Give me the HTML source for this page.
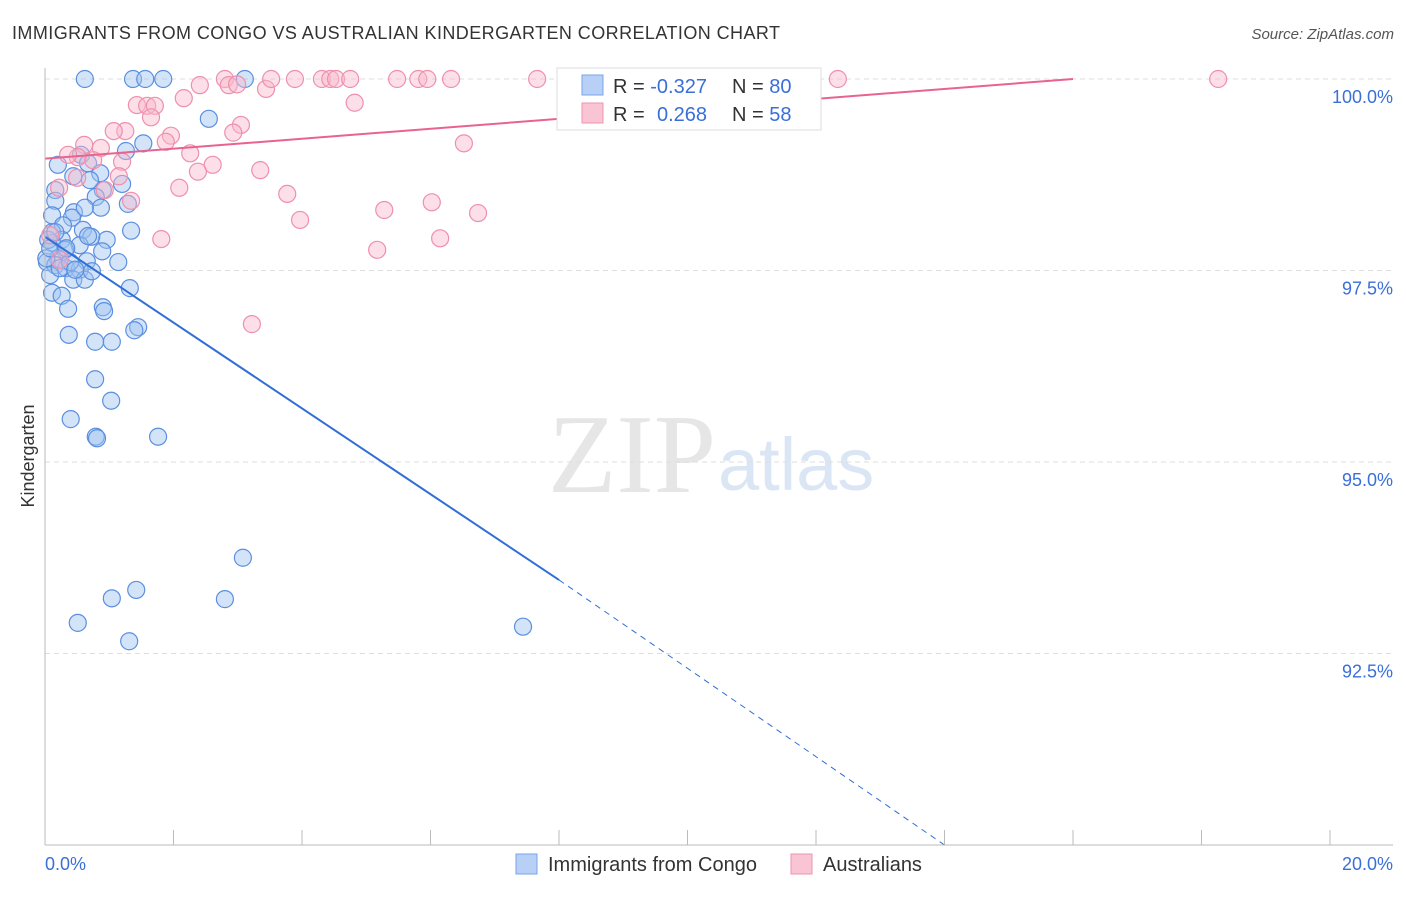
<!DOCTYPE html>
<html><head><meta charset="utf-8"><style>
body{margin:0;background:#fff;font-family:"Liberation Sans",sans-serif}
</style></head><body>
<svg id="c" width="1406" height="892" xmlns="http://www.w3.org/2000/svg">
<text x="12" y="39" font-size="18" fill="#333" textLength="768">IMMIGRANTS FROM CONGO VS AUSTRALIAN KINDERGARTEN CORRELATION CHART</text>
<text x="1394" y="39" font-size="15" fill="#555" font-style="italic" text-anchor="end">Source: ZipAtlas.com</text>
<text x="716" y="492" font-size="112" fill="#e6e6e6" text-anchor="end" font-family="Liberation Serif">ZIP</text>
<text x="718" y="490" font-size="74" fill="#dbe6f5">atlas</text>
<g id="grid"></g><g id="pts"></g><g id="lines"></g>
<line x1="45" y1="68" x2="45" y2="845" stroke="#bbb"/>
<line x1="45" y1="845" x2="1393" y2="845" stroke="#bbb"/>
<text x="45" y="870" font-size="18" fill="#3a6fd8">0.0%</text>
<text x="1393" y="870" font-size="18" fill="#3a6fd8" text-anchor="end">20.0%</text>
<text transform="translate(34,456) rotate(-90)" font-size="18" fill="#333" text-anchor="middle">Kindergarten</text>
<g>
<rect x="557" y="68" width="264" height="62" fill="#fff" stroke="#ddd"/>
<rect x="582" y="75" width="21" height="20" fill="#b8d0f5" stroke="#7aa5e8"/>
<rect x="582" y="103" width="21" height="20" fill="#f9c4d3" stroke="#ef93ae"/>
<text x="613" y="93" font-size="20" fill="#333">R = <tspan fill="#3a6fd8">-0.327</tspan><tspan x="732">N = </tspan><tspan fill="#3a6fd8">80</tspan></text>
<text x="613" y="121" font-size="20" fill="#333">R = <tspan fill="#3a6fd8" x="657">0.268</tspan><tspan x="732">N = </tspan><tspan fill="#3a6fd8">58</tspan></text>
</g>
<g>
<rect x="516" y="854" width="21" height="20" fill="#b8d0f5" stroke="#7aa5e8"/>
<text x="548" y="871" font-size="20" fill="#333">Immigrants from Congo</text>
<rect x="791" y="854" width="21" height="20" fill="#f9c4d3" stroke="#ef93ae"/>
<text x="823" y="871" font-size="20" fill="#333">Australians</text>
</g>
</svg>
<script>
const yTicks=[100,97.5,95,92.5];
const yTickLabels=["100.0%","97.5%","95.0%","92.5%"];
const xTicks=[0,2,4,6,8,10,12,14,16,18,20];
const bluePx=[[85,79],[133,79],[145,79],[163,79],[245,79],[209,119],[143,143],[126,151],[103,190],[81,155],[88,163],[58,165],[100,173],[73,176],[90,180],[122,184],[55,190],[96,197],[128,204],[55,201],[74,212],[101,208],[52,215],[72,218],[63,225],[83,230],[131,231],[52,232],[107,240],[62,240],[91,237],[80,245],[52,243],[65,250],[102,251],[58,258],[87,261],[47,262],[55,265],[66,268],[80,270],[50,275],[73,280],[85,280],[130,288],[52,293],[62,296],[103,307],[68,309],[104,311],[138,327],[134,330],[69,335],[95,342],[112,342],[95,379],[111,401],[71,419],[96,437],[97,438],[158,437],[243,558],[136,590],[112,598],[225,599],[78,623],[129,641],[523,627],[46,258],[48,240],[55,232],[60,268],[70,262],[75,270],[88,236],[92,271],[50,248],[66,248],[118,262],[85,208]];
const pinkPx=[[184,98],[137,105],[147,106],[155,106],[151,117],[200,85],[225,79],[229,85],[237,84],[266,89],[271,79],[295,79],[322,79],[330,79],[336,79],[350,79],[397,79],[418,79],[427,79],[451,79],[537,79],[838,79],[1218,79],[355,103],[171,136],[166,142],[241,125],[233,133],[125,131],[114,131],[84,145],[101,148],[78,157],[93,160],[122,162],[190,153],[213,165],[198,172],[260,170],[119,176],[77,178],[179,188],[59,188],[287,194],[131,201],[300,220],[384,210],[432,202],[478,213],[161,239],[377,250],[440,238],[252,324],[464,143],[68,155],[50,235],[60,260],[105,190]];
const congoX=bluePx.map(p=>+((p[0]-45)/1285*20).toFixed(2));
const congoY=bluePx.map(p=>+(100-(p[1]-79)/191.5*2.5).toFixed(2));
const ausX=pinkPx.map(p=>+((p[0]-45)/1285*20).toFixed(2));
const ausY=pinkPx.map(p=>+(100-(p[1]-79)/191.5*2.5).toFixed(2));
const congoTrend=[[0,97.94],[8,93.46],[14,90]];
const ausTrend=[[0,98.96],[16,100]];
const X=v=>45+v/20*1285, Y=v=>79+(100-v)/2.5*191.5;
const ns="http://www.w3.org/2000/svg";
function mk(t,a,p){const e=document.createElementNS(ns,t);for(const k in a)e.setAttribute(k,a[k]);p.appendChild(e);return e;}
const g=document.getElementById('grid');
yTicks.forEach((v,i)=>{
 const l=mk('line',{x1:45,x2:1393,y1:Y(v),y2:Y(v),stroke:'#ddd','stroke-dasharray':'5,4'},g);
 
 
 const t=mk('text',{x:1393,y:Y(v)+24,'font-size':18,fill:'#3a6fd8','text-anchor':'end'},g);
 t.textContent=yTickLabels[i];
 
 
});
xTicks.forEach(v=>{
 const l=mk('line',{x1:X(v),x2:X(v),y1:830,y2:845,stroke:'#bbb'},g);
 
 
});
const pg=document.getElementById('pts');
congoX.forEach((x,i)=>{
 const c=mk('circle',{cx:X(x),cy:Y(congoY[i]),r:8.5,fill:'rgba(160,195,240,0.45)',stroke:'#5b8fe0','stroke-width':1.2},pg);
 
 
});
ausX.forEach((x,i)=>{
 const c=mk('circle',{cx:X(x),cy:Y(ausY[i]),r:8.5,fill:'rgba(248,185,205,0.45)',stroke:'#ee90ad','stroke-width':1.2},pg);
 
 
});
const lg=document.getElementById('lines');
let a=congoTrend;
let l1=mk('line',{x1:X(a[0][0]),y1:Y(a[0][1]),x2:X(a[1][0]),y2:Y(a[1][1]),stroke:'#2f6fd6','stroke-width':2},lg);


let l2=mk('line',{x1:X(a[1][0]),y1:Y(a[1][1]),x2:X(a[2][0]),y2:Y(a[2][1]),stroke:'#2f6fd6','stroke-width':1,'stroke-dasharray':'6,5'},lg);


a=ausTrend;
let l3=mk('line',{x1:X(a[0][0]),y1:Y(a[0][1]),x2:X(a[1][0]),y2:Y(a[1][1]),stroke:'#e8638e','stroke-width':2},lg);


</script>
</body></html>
◇ ◇ ◇
• Given problem:
Return each line of the data, keeping its wording exact and omitting pictures.

• Solution for this task:
Give me the HTML source for this page.
<!DOCTYPE html>
<html><head><meta charset="utf-8"><style>
body{margin:0;background:#fff;font-family:"Liberation Sans",sans-serif}
</style></head><body>
<svg id="c" width="1406" height="892" xmlns="http://www.w3.org/2000/svg">
<text x="12" y="39" font-size="18" fill="#333" textLength="768">IMMIGRANTS FROM CONGO VS AUSTRALIAN KINDERGARTEN CORRELATION CHART</text>
<text x="1394" y="39" font-size="15" fill="#555" font-style="italic" text-anchor="end">Source: ZipAtlas.com</text>
<text x="716" y="492" font-size="112" fill="#e6e6e6" text-anchor="end" font-family="Liberation Serif">ZIP</text>
<text x="718" y="490" font-size="74" fill="#dbe6f5">atlas</text>
<g id="grid"></g><g id="pts"></g><g id="lines"></g>
<line x1="45" y1="68" x2="45" y2="845" stroke="#bbb"/>
<line x1="45" y1="845" x2="1393" y2="845" stroke="#bbb"/>
<text x="45" y="870" font-size="18" fill="#3a6fd8">0.0%</text>
<text x="1393" y="870" font-size="18" fill="#3a6fd8" text-anchor="end">20.0%</text>
<text transform="translate(34,456) rotate(-90)" font-size="18" fill="#333" text-anchor="middle">Kindergarten</text>
<g>
<rect x="557" y="68" width="264" height="62" fill="#fff" stroke="#ddd"/>
<rect x="582" y="75" width="21" height="20" fill="#b8d0f5" stroke="#7aa5e8"/>
<rect x="582" y="103" width="21" height="20" fill="#f9c4d3" stroke="#ef93ae"/>
<text x="613" y="93" font-size="20" fill="#333">R = <tspan fill="#3a6fd8">-0.327</tspan><tspan x="732">N = </tspan><tspan fill="#3a6fd8">80</tspan></text>
<text x="613" y="121" font-size="20" fill="#333">R = <tspan fill="#3a6fd8" x="657">0.268</tspan><tspan x="732">N = </tspan><tspan fill="#3a6fd8">58</tspan></text>
</g>
<g>
<rect x="516" y="854" width="21" height="20" fill="#b8d0f5" stroke="#7aa5e8"/>
<text x="548" y="871" font-size="20" fill="#333">Immigrants from Congo</text>
<rect x="791" y="854" width="21" height="20" fill="#f9c4d3" stroke="#ef93ae"/>
<text x="823" y="871" font-size="20" fill="#333">Australians</text>
</g>
</svg>
<script>
const yTicks=[100,97.5,95,92.5];
const yTickLabels=["100.0%","97.5%","95.0%","92.5%"];
const xTicks=[0,2,4,6,8,10,12,14,16,18,20];
const bluePx=[[85,79],[133,79],[145,79],[163,79],[245,79],[209,119],[143,143],[126,151],[103,190],[81,155],[88,163],[58,165],[100,173],[73,176],[90,180],[122,184],[55,190],[96,197],[128,204],[55,201],[74,212],[101,208],[52,215],[72,218],[63,225],[83,230],[131,231],[52,232],[107,240],[62,240],[91,237],[80,245],[52,243],[65,250],[102,251],[58,258],[87,261],[47,262],[55,265],[66,268],[80,270],[50,275],[73,280],[85,280],[130,288],[52,293],[62,296],[103,307],[68,309],[104,311],[138,327],[134,330],[69,335],[95,342],[112,342],[95,379],[111,401],[71,419],[96,437],[97,438],[158,437],[243,558],[136,590],[112,598],[225,599],[78,623],[129,641],[523,627],[46,258],[48,240],[55,232],[60,268],[70,262],[75,270],[88,236],[92,271],[50,248],[66,248],[118,262],[85,208]];
const pinkPx=[[184,98],[137,105],[147,106],[155,106],[151,117],[200,85],[225,79],[229,85],[237,84],[266,89],[271,79],[295,79],[322,79],[330,79],[336,79],[350,79],[397,79],[418,79],[427,79],[451,79],[537,79],[838,79],[1218,79],[355,103],[171,136],[166,142],[241,125],[233,133],[125,131],[114,131],[84,145],[101,148],[78,157],[93,160],[122,162],[190,153],[213,165],[198,172],[260,170],[119,176],[77,178],[179,188],[59,188],[287,194],[131,201],[300,220],[384,210],[432,202],[478,213],[161,239],[377,250],[440,238],[252,324],[464,143],[68,155],[50,235],[60,260],[105,190]];
const congoX=bluePx.map(p=>+((p[0]-45)/1285*20).toFixed(2));
const congoY=bluePx.map(p=>+(100-(p[1]-79)/191.5*2.5).toFixed(2));
const ausX=pinkPx.map(p=>+((p[0]-45)/1285*20).toFixed(2));
const ausY=pinkPx.map(p=>+(100-(p[1]-79)/191.5*2.5).toFixed(2));
const congoTrend=[[0,97.94],[8,93.46],[14,90]];
const ausTrend=[[0,98.96],[16,100]];
const X=v=>45+v/20*1285, Y=v=>79+(100-v)/2.5*191.5;
const ns="http://www.w3.org/2000/svg";
function mk(t,a,p){const e=document.createElementNS(ns,t);for(const k in a)e.setAttribute(k,a[k]);p.appendChild(e);return e;}
const g=document.getElementById('grid');
yTicks.forEach((v,i)=>{
 const l=mk('line',{x1:45,x2:1393,y1:Y(v),y2:Y(v),stroke:'#ddd','stroke-dasharray':'5,4'},g);
 
 
 const t=mk('text',{x:1393,y:Y(v)+24,'font-size':18,fill:'#3a6fd8','text-anchor':'end'},g);
 t.textContent=yTickLabels[i];
 
 
});
xTicks.forEach(v=>{
 const l=mk('line',{x1:X(v),x2:X(v),y1:830,y2:845,stroke:'#bbb'},g);
 
 
});
const pg=document.getElementById('pts');
congoX.forEach((x,i)=>{
 const c=mk('circle',{cx:X(x),cy:Y(congoY[i]),r:8.5,fill:'rgba(160,195,240,0.45)',stroke:'#5b8fe0','stroke-width':1.2},pg);
 
 
});
ausX.forEach((x,i)=>{
 const c=mk('circle',{cx:X(x),cy:Y(ausY[i]),r:8.5,fill:'rgba(248,185,205,0.45)',stroke:'#ee90ad','stroke-width':1.2},pg);
 
 
});
const lg=document.getElementById('lines');
let a=congoTrend;
let l1=mk('line',{x1:X(a[0][0]),y1:Y(a[0][1]),x2:X(a[1][0]),y2:Y(a[1][1]),stroke:'#2f6fd6','stroke-width':2},lg);


let l2=mk('line',{x1:X(a[1][0]),y1:Y(a[1][1]),x2:X(a[2][0]),y2:Y(a[2][1]),stroke:'#2f6fd6','stroke-width':1,'stroke-dasharray':'6,5'},lg);


a=ausTrend;
let l3=mk('line',{x1:X(a[0][0]),y1:Y(a[0][1]),x2:X(a[1][0]),y2:Y(a[1][1]),stroke:'#e8638e','stroke-width':2},lg);


</script>
</body></html>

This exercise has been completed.